Если подумать, так все это было подло. Гоша Кукольников даже в смятенном своем сознании придерживал одну коротенькую, но основательную мысль: никуда Гордеев не денется. Поюлит, пострадает наедине с собой, а там придумает что надо. То есть, конечно, Гоша не оттачивал эту идею до совершенства (благороден был человек по самому большому счету и без скидок), а, вернее всего, и не подозревал о ней, но Гордеев-то знал, что все его друзья рано или поздно начинают вынашивать такую мысль, и лежит она у них в аварийном запасе до поры до времени. Положа руку на сердце, он бы даже сказал, что эта уверенность в том, что его, Филиппа Гордеева, в случае надобности всегда можно прищучить, была неназываемой, но необходимейшей составляющей его приятельств и дружб. И сам Гордеев знал это лучше всех.
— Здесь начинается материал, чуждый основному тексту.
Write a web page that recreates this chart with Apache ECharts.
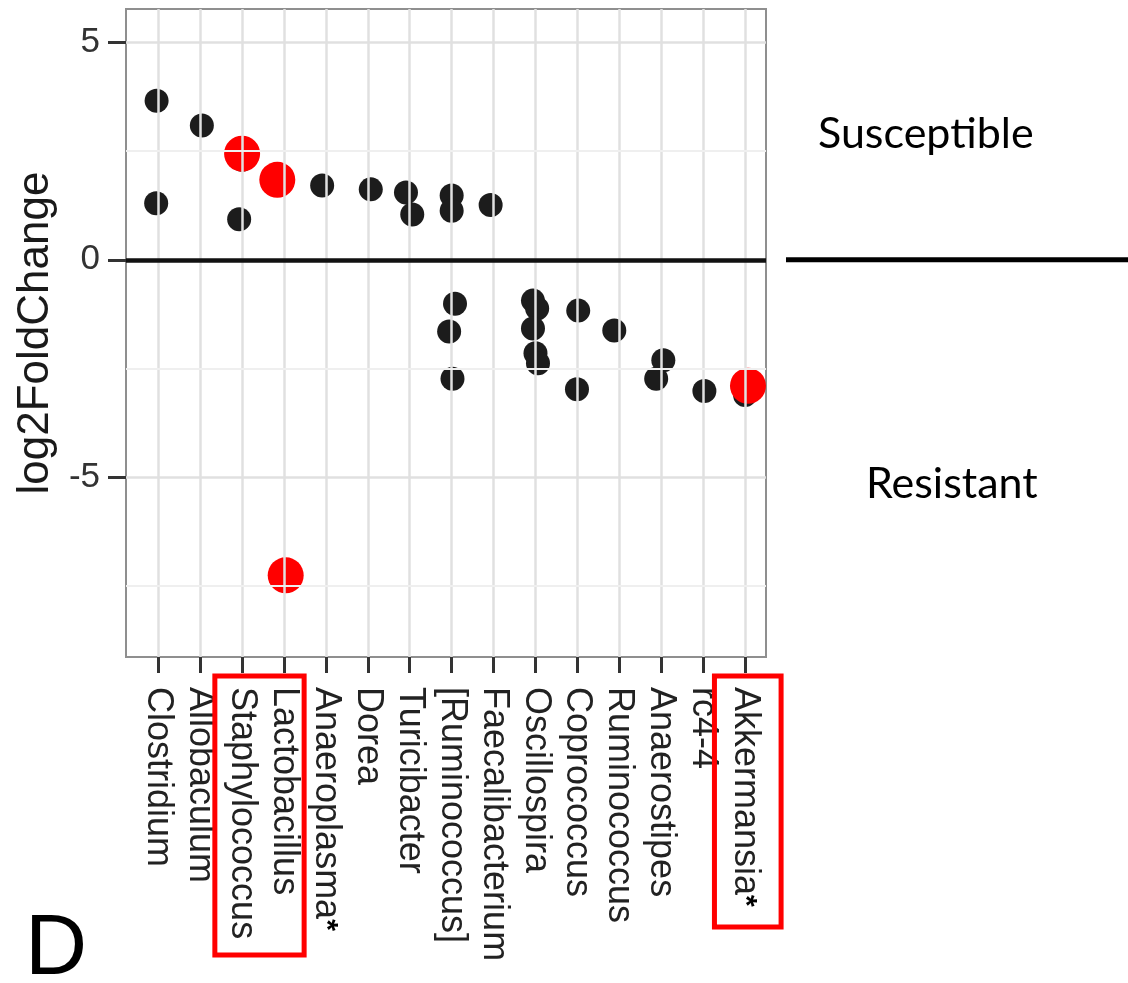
<!DOCTYPE html>
<html>
<head>
<meta charset="utf-8">
<script src="https://cdn.jsdelivr.net/npm/echarts@6/dist/echarts.min.js"></script>
<style>
  html, body { margin: 0; padding: 0; background: #fff; }
  #chart { width: 1128px; height: 983px; }
</style>
</head>
<body>
<div id="chart"></div>
<script>
// ---- data ----
const categories = ['Clostridium','Allobaculum','Staphylococcus','Lactobacillus','Anaeroplasma','Dorea','Turicibacter','[Ruminococcus]','Faecalibacterium','Oscillospira','Coprococcus','Ruminococcus','Anaerostipes','rc4-4','Akkermansia'];
const starred = ['Anaeroplasma','Akkermansia'];

// black points: genus index, log2FoldChange, small horizontal jitter (category units)
const blackGenus  = [0, 0, 1, 2, 2, 3, 3, 4, 5, 6, 6, 7, 7, 7, 7, 7, 8, 9, 9, 9, 9, 9, 10, 10, 11, 12, 12, 13, 14];
const blackLfc    = [3.66, 1.30, 3.09, 2.30, 0.93, 1.95, -7.30, 1.71, 1.62, 1.55, 1.04, 1.48, 1.13, -1.01, -1.65, -2.74, 1.26, -0.94, -1.12, -1.58, -2.15, -2.38, -1.17, -2.98, -1.63, -2.31, -2.74, -3.02, -3.11];
const blackJitter = [-0.04, -0.05, 0.04, 0, -0.07, -0.1, 0.04, -0.09, 0.07, -0.09, 0.06, 0, 0, 0.08, -0.06, 0.02, -0.07, -0.06, 0.04, -0.06, 0, 0.06, 0.02, -0.01, -0.12, 0.05, -0.12, 0.03, 0];

// red highlighted points
const redGenus  = [2, 3, 3, 14];
const redLfc    = [2.44, 1.84, -7.26, -2.90];
const redJitter = [0, -0.16, 0.04, 0.07];

// axis ticks
const yTicks = [-5, 0, 5];
const yMinorGrid = [-7.5, -2.5, 2.5];
const xTicks = categories.map((c, i) => i);

const sideLabels = ['Susceptible', 'Resistant'];
const panelLetter = 'D';

// ---- chart ----
const chart = echarts.init(document.getElementById('chart'), null, { renderer: 'canvas' });
const FONT = "'Liberation Sans', Arial, Helvetica, sans-serif";

const blackData = blackGenus.map((g, i) => [g + blackJitter[i], blackLfc[i]]);
const redData = redGenus.map((g, i) => [g + redJitter[i], redLfc[i]]);

const gridLines = [];
xTicks.forEach(v => gridLines.push({ xAxis: v, lineStyle: { color: '#e0e0e0', width: 2.5, type: 'solid' } }));
yTicks.filter(v => v !== 0).forEach(v => gridLines.push({ yAxis: v, lineStyle: { color: '#e0e0e0', width: 2.5, type: 'solid' } }));
yMinorGrid.forEach(v => gridLines.push({ yAxis: v, lineStyle: { color: '#efefef', width: 2, type: 'solid' } }));

chart.setOption({
  animation: false,
  backgroundColor: '#ffffff',
  textStyle: { fontFamily: FONT },
  grid: {
    left: 126, right: 362, top: 9, bottom: 326,
    show: true, backgroundColor: '#ffffff', borderColor: '#8f8f8f', borderWidth: 2,
    containLabel: false, outerBoundsMode: 'none'
  },
  xAxis: {
    type: 'value', min: -0.77, max: 14.5,
    axisLine: { show: true, onZero: false, lineStyle: { color: '#8f8f8f', width: 2 } },
    splitLine: { show: false },
    axisTick: { show: true, inside: false, customValues: xTicks, length: 16, lineStyle: { color: '#333', width: 3 } },
    axisLabel: {
      customValues: xTicks, rotate: -90, margin: 30,
      fontSize: 36, color: '#222', fontFamily: FONT,
      formatter: v => {
        const name = categories[Math.round(v)];
        return starred.includes(name) ? name + '{s|*}' : name;
      },
      rich: { s: { fontSize: 30, color: '#000', fontWeight: 'bold', fontFamily: FONT } }
    }
  },
  yAxis: {
    type: 'value', min: -9.14, max: 5.77,
    name: 'log2FoldChange', nameLocation: 'middle', nameRotate: 90, nameGap: 68,
    nameTextStyle: { fontSize: 44, color: '#1a1a1a', fontFamily: FONT },
    axisLine: { show: true, onZero: false, lineStyle: { color: '#8f8f8f', width: 2 } },
    splitLine: { show: false },
    axisTick: { show: true, inside: false, customValues: yTicks, length: 18, lineStyle: { color: '#333', width: 3 } },
    axisLabel: { customValues: yTicks, margin: 26, fontSize: 35, color: '#333', fontFamily: FONT }
  },
  series: [
    {
      type: 'scatter', data: [], z: 1, silent: true,
      markLine: {
        silent: true, symbol: ['none', 'none'], label: { show: false },
        animation: false, data: gridLines
      }
    },
    {
      type: 'scatter', data: [], z: 2, silent: true,
      markLine: {
        silent: true, symbol: ['none', 'none'], label: { show: false }, animation: false,
        data: [{ yAxis: 0, lineStyle: { color: '#111', width: 4.5, type: 'solid' } }]
      }
    },
    {
      name: 'genera', type: 'scatter', z: 3, data: blackData,
      symbol: 'circle', symbolSize: 24,
      itemStyle: { color: '#1c1c1c', opacity: 1 }
    },
    {
      name: 'highlighted', type: 'scatter', z: 4, data: redData,
      symbol: 'circle', symbolSize: 36,
      itemStyle: { color: '#ff0000', opacity: 1 }
    }
  ]
});

// annotations positioned through the axes
const px = (x, y) => chart.convertToPixel({ gridIndex: 0 }, [x, y]);
const zeroY = px(0, 0)[1];
const box1L = px(1.35, 0)[0], box1R = px(3.48, 0)[0];
const box2L = px(13.27, 0)[0], box2R = px(14.86, 0)[0];

chart.setOption({
  graphic: [
    { type: 'line', shape: { x1: 786, y1: zeroY, x2: 1128, y2: zeroY }, style: { stroke: '#000', lineWidth: 5 }, z: 10 },
    { type: 'rect', shape: { x: box1L, y: 676, width: box1R - box1L, height: 279 }, style: { fill: 'none', stroke: '#ff0000', lineWidth: 5 }, z: 10 },
    { type: 'rect', shape: { x: box2L, y: 676, width: box2R - box2L, height: 251 }, style: { fill: 'none', stroke: '#ff0000', lineWidth: 5 }, z: 10 },
    { type: 'text', x: 818, y: 134, style: { text: sideLabels[0], font: "43px Lato, 'Open Sans', sans-serif", fill: '#000', verticalAlign: 'middle' }, z: 10 },
    { type: 'text', x: 866, y: 484, style: { text: sideLabels[1], font: "43px Lato, 'Open Sans', sans-serif", fill: '#000', verticalAlign: 'middle' }, z: 10 },
    { type: 'text', x: 25, y: 950, style: { text: panelLetter, font: "86px 'Liberation Sans', Arial, sans-serif", fill: '#000', verticalAlign: 'middle' }, z: 10 }
  ]
});
</script>
</body>
</html>
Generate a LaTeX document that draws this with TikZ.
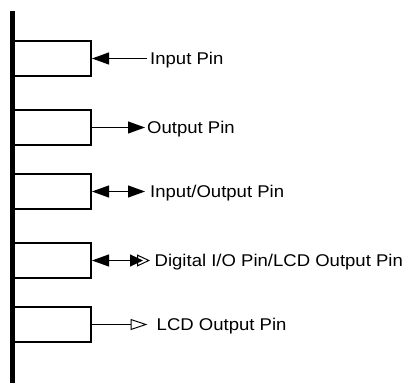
\documentclass[tikz,border=0pt]{standalone}
\usepackage{fontspec}
\setmainfont{Liberation Sans}
\usepackage{graphicx}
\usetikzlibrary{arrows.meta}

\tikzset{
  pinbox/.style={draw, line width=2pt, minimum width=78.5pt, minimum height=35pt,
    inner sep=0pt, outer sep=1pt},
  pinlabel/.style={anchor=base west, inner ysep=0pt, inner xsep=#1,
    font=\fontsize{17}{20}\selectfont},
  conn/.style={line width=1pt},
  tipin/.tip={Triangle[length=17pt,width=12pt]},
  tipout/.tip={Triangle[length=17pt,width=12pt]},
  tiplcd/.tip={Triangle[open,length=17pt,width=11pt]},
  tipdual/.tip={Triangle[length=13pt,width=12pt,sep=-6pt] Triangle[open,length=13pt,width=12pt]},
}
\newcommand{\pintext}[1]{\scalebox{1.09}[1]{#1}}

\begin{document}
\begin{tikzpicture}[x=1pt,y=-1pt]
  \useasboundingbox (0,0) rectangle (408,383);

  % common bus on the left
  \draw[line width=5pt] (12.5,11) -- (12.5,383);

  % pin cells
  \node[pinbox] (b1) at (51.75,58.5)  {};
  \node[pinbox] (b2) at (51.75,127.5) {};
  \node[pinbox] (b3) at (51.75,191.5) {};
  \node[pinbox] (b4) at (51.75,260.5) {};
  \node[pinbox] (b5) at (51.75,324.5) {};

  % pin type labels
  \node[pinlabel=3pt] (l1) at (147,64.5)  {\pintext{Input Pin}};
  \node[pinlabel=2pt] (l2) at (145,133.5) {\pintext{Output Pin}};
  \node[pinlabel=5pt] (l3) at (145,197.5) {\pintext{Input/Output Pin}};
  \node[pinlabel=4.5pt] (l4) at (150,266.5) {\pintext{Digital I/O Pin/LCD Output Pin}};
  \node[pinlabel=9pt] (l5) at (147.5,330.5) {\pintext{LCD Output Pin}};

  % signal directions
  \draw[conn, tipin-] (b1.east) -- (b1.east -| l1.west);
  \draw[conn, -tipout] (b2.east) -- (b2.east -| l2.west);
  \draw[conn, tipin-tipout] (b3.east) -- (b3.east -| l3.west);
  \draw[conn, tipin-tipdual] (b4.east) -- (b4.east -| l4.west);
  \draw[conn, -tiplcd] (b5.east) -- (b5.east -| l5.west);
\end{tikzpicture}
\end{document}
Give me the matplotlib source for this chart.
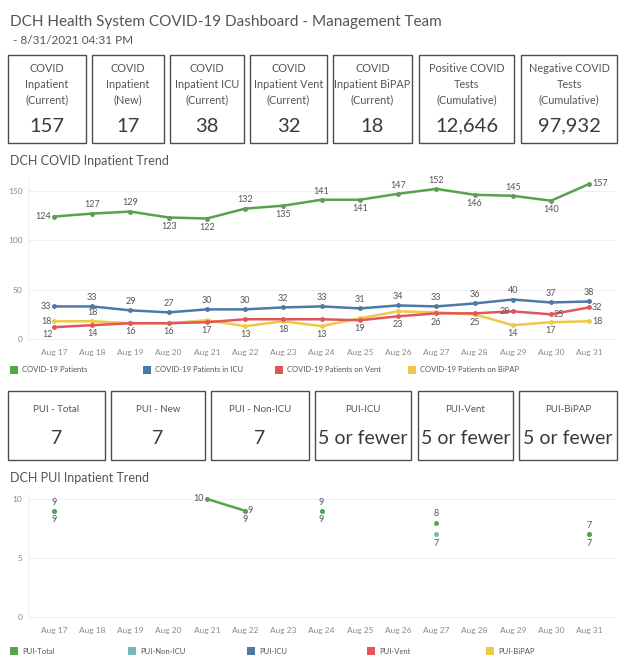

– Слушай, – сказал он, – может, нам Сонечку украсть? Мы ее где-нибудь поселим, а там оно как-нибудь…
Но Гоша сказал, что он эту хренотень уже обдумал и что невинные жертвы ни к чему.
– Ты не понимаешь, Макс еще тот фрукт.
Они принялись выстраивать иные планы, но уж было ясно – Гордееву не отвертеться. Между тем, попивая кофеек, Филипп обнаружил, что его великая пауза приемлет все эти рассуждения как деяния, достойные ее пустоты. А иначе почему бы он был так спокоен, а кофе, который он заварил вторично, получился рублей на сто вкуснее сорта, обозначенного на пачке?